─── GIVEN DATA ───

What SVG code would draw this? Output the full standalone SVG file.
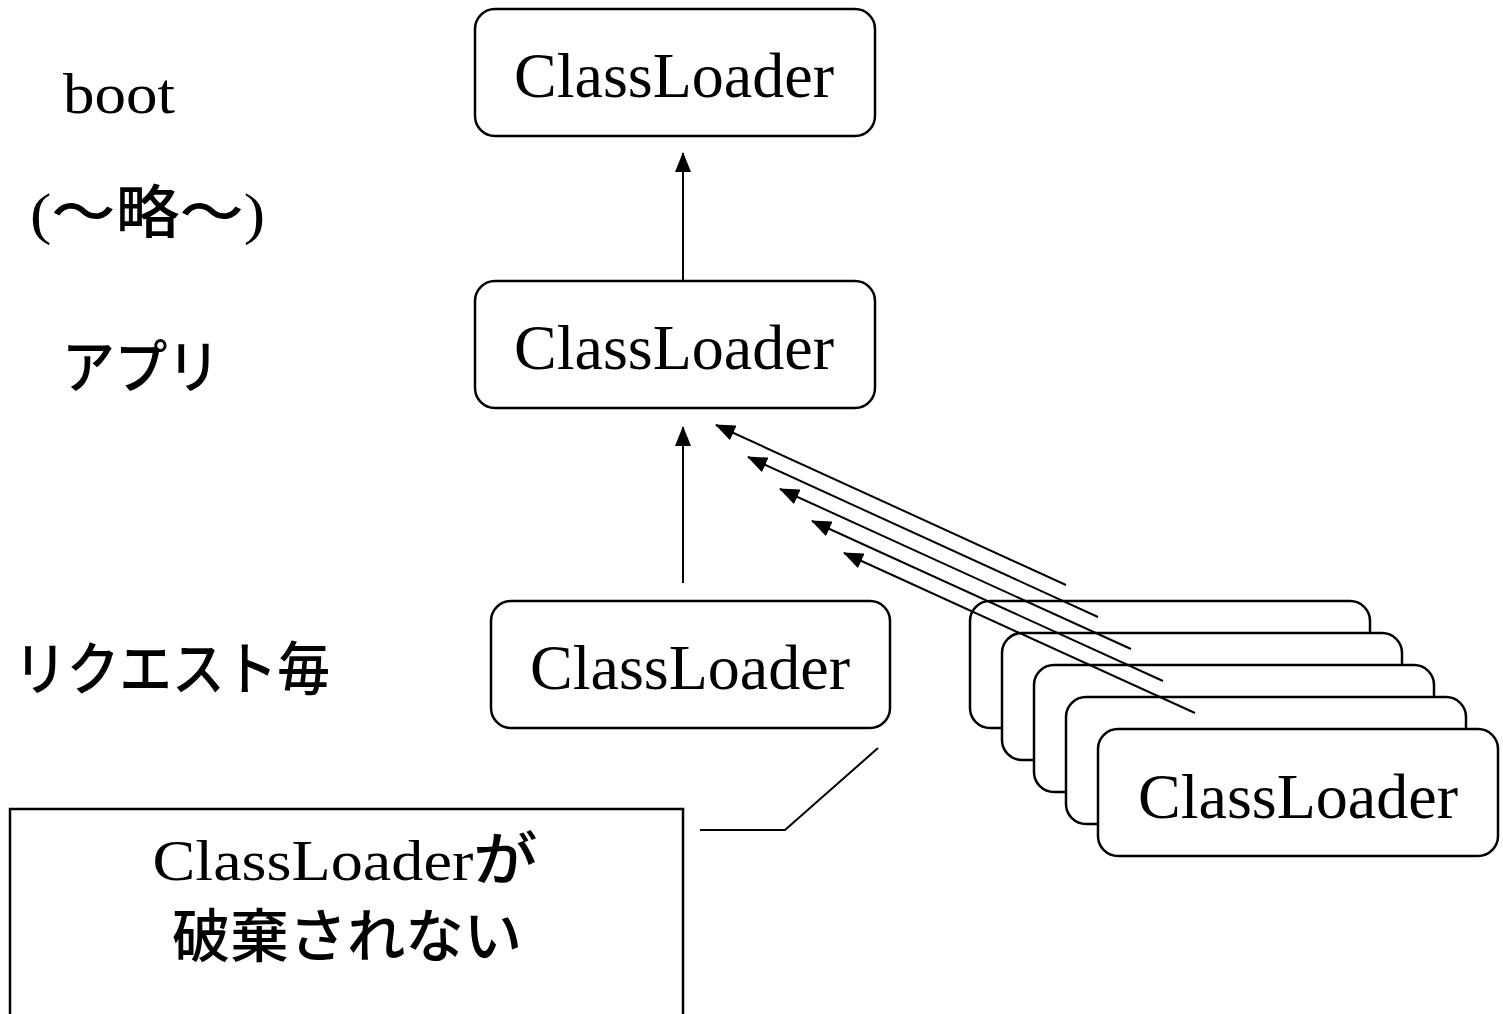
<svg xmlns="http://www.w3.org/2000/svg" width="1503" height="1014" viewBox="0 0 1503 1014">
<defs>
<style>
.box{fill:#fff;stroke:#000;stroke-width:2.5}
.cl{font-family:"Liberation Serif","Times New Roman",serif;font-size:64px;fill:#000;text-anchor:middle}
.jp{font-family:"Liberation Serif","Noto Sans CJK JP",serif;font-size:58px;fill:#000}
.gj{font-family:"Noto Sans CJK JP",sans-serif;font-weight:500}
.ln{stroke:#000;stroke-width:2;fill:none}
</style>
<marker id="ah" viewBox="0 0 20 16" refX="19" refY="8" markerWidth="20" markerHeight="16" markerUnits="userSpaceOnUse" orient="auto">
<path d="M0,0 L20,8 L0,16 z" fill="#000"/>
</marker>
</defs>
<rect width="1503" height="1014" fill="#fff"/>

<g id="labels">
<text class="jp" x="63" y="113" font-size="64" textLength="112" lengthAdjust="spacingAndGlyphs">boot</text>
<text class="jp" x="30" y="233" font-size="62" textLength="235" lengthAdjust="spacingAndGlyphs">(<tspan class="gj">〜略〜</tspan>)</text>
<text class="jp gj" x="62" y="388" font-size="60" textLength="158" lengthAdjust="spacingAndGlyphs">アプリ</text>
<text class="jp gj" x="14" y="690" font-size="60" textLength="316" lengthAdjust="spacingAndGlyphs">リクエスト毎</text>
</g>

<g id="node-boot">
<rect class="box" x="475" y="9" width="400" height="127" rx="20"/>
<text class="cl" x="674" y="97">ClassLoader</text>
</g>
<g id="node-app">
<rect class="box" x="475" y="281" width="400" height="127" rx="20"/>
<text class="cl" x="674" y="369">ClassLoader</text>
</g>
<g id="node-req">
<rect class="box" x="491" y="601" width="399" height="127" rx="20"/>
<text class="cl" x="690" y="689">ClassLoader</text>
</g>

<g id="node-stack">
<rect class="box" x="970" y="601" width="400" height="127" rx="20"/>
<rect class="box" x="1002" y="633" width="400" height="127" rx="20"/>
<rect class="box" x="1034" y="665" width="400" height="127" rx="20"/>
<rect class="box" x="1066" y="697" width="400" height="127" rx="20"/>
</g>

<g id="connectors">
<line class="ln" x1="683" y1="280" x2="683" y2="153" marker-end="url(#ah)"/>
<line class="ln" x1="683" y1="583" x2="683" y2="427" marker-end="url(#ah)"/>
<line class="ln" x1="1066" y1="585" x2="716" y2="425" marker-end="url(#ah)"/>
<line class="ln" x1="1098" y1="617" x2="748" y2="457" marker-end="url(#ah)"/>
<line class="ln" x1="1131" y1="649" x2="780" y2="489" marker-end="url(#ah)"/>
<line class="ln" x1="1163" y1="681" x2="812" y2="521" marker-end="url(#ah)"/>
<line class="ln" x1="1195" y1="713" x2="844" y2="553" marker-end="url(#ah)"/>
<polyline class="ln" points="700,830 785,830 878,748"/>
</g>

<g id="node-front">
<rect class="box" x="1098" y="729" width="400" height="127" rx="20"/>
<text class="cl" x="1298" y="818">ClassLoader</text>
</g>

<g id="node-note">
<rect class="box" x="10" y="809" width="673" height="240"/>
<text class="jp" x="345" y="880" font-size="62" text-anchor="middle" textLength="385" lengthAdjust="spacingAndGlyphs">ClassLoader<tspan class="gj">が</tspan></text>
<text class="jp gj" x="347" y="957" font-size="60" text-anchor="middle" textLength="350" lengthAdjust="spacingAndGlyphs">破棄されない</text>
</g>
</svg>
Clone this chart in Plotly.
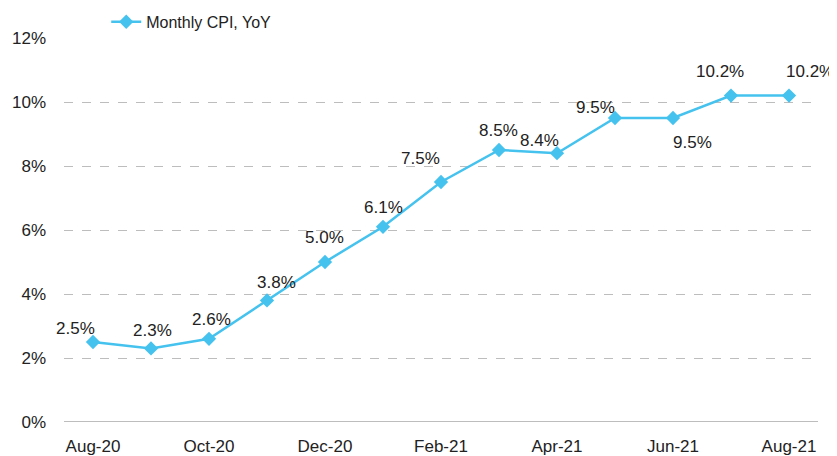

───

- [TASK DESCRIPTION]
Pictures stay out of the copy; please restate every record above exactly.

- [SOLUTION FOR THIS TASK]
What SVG code would draw this? Output the full standalone SVG file.
<svg xmlns="http://www.w3.org/2000/svg" width="1503" height="1014" viewBox="0 0 1503 1014">
<defs>
<style>
.box{fill:#fff;stroke:#000;stroke-width:2.5}
.cl{font-family:"Liberation Serif","Times New Roman",serif;font-size:64px;fill:#000;text-anchor:middle}
.jp{font-family:"Liberation Serif","Noto Sans CJK JP",serif;font-size:58px;fill:#000}
.gj{font-family:"Noto Sans CJK JP",sans-serif;font-weight:500}
.ln{stroke:#000;stroke-width:2;fill:none}
</style>
<marker id="ah" viewBox="0 0 20 16" refX="19" refY="8" markerWidth="20" markerHeight="16" markerUnits="userSpaceOnUse" orient="auto">
<path d="M0,0 L20,8 L0,16 z" fill="#000"/>
</marker>
</defs>
<rect width="1503" height="1014" fill="#fff"/>

<g id="labels">
<text class="jp" x="63" y="113" font-size="64" textLength="112" lengthAdjust="spacingAndGlyphs">boot</text>
<text class="jp" x="30" y="233" font-size="62" textLength="235" lengthAdjust="spacingAndGlyphs">(<tspan class="gj">〜略〜</tspan>)</text>
<text class="jp gj" x="62" y="388" font-size="60" textLength="158" lengthAdjust="spacingAndGlyphs">アプリ</text>
<text class="jp gj" x="14" y="690" font-size="60" textLength="316" lengthAdjust="spacingAndGlyphs">リクエスト毎</text>
</g>

<g id="node-boot">
<rect class="box" x="475" y="9" width="400" height="127" rx="20"/>
<text class="cl" x="674" y="97">ClassLoader</text>
</g>
<g id="node-app">
<rect class="box" x="475" y="281" width="400" height="127" rx="20"/>
<text class="cl" x="674" y="369">ClassLoader</text>
</g>
<g id="node-req">
<rect class="box" x="491" y="601" width="399" height="127" rx="20"/>
<text class="cl" x="690" y="689">ClassLoader</text>
</g>

<g id="node-stack">
<rect class="box" x="970" y="601" width="400" height="127" rx="20"/>
<rect class="box" x="1002" y="633" width="400" height="127" rx="20"/>
<rect class="box" x="1034" y="665" width="400" height="127" rx="20"/>
<rect class="box" x="1066" y="697" width="400" height="127" rx="20"/>
</g>

<g id="connectors">
<line class="ln" x1="683" y1="280" x2="683" y2="153" marker-end="url(#ah)"/>
<line class="ln" x1="683" y1="583" x2="683" y2="427" marker-end="url(#ah)"/>
<line class="ln" x1="1066" y1="585" x2="716" y2="425" marker-end="url(#ah)"/>
<line class="ln" x1="1098" y1="617" x2="748" y2="457" marker-end="url(#ah)"/>
<line class="ln" x1="1131" y1="649" x2="780" y2="489" marker-end="url(#ah)"/>
<line class="ln" x1="1163" y1="681" x2="812" y2="521" marker-end="url(#ah)"/>
<line class="ln" x1="1195" y1="713" x2="844" y2="553" marker-end="url(#ah)"/>
<polyline class="ln" points="700,830 785,830 878,748"/>
</g>

<g id="node-front">
<rect class="box" x="1098" y="729" width="400" height="127" rx="20"/>
<text class="cl" x="1298" y="818">ClassLoader</text>
</g>

<g id="node-note">
<rect class="box" x="10" y="809" width="673" height="240"/>
<text class="jp" x="345" y="880" font-size="62" text-anchor="middle" textLength="385" lengthAdjust="spacingAndGlyphs">ClassLoader<tspan class="gj">が</tspan></text>
<text class="jp gj" x="347" y="957" font-size="60" text-anchor="middle" textLength="350" lengthAdjust="spacingAndGlyphs">破棄されない</text>
</g>
</svg>
Clone this chart in Plotly.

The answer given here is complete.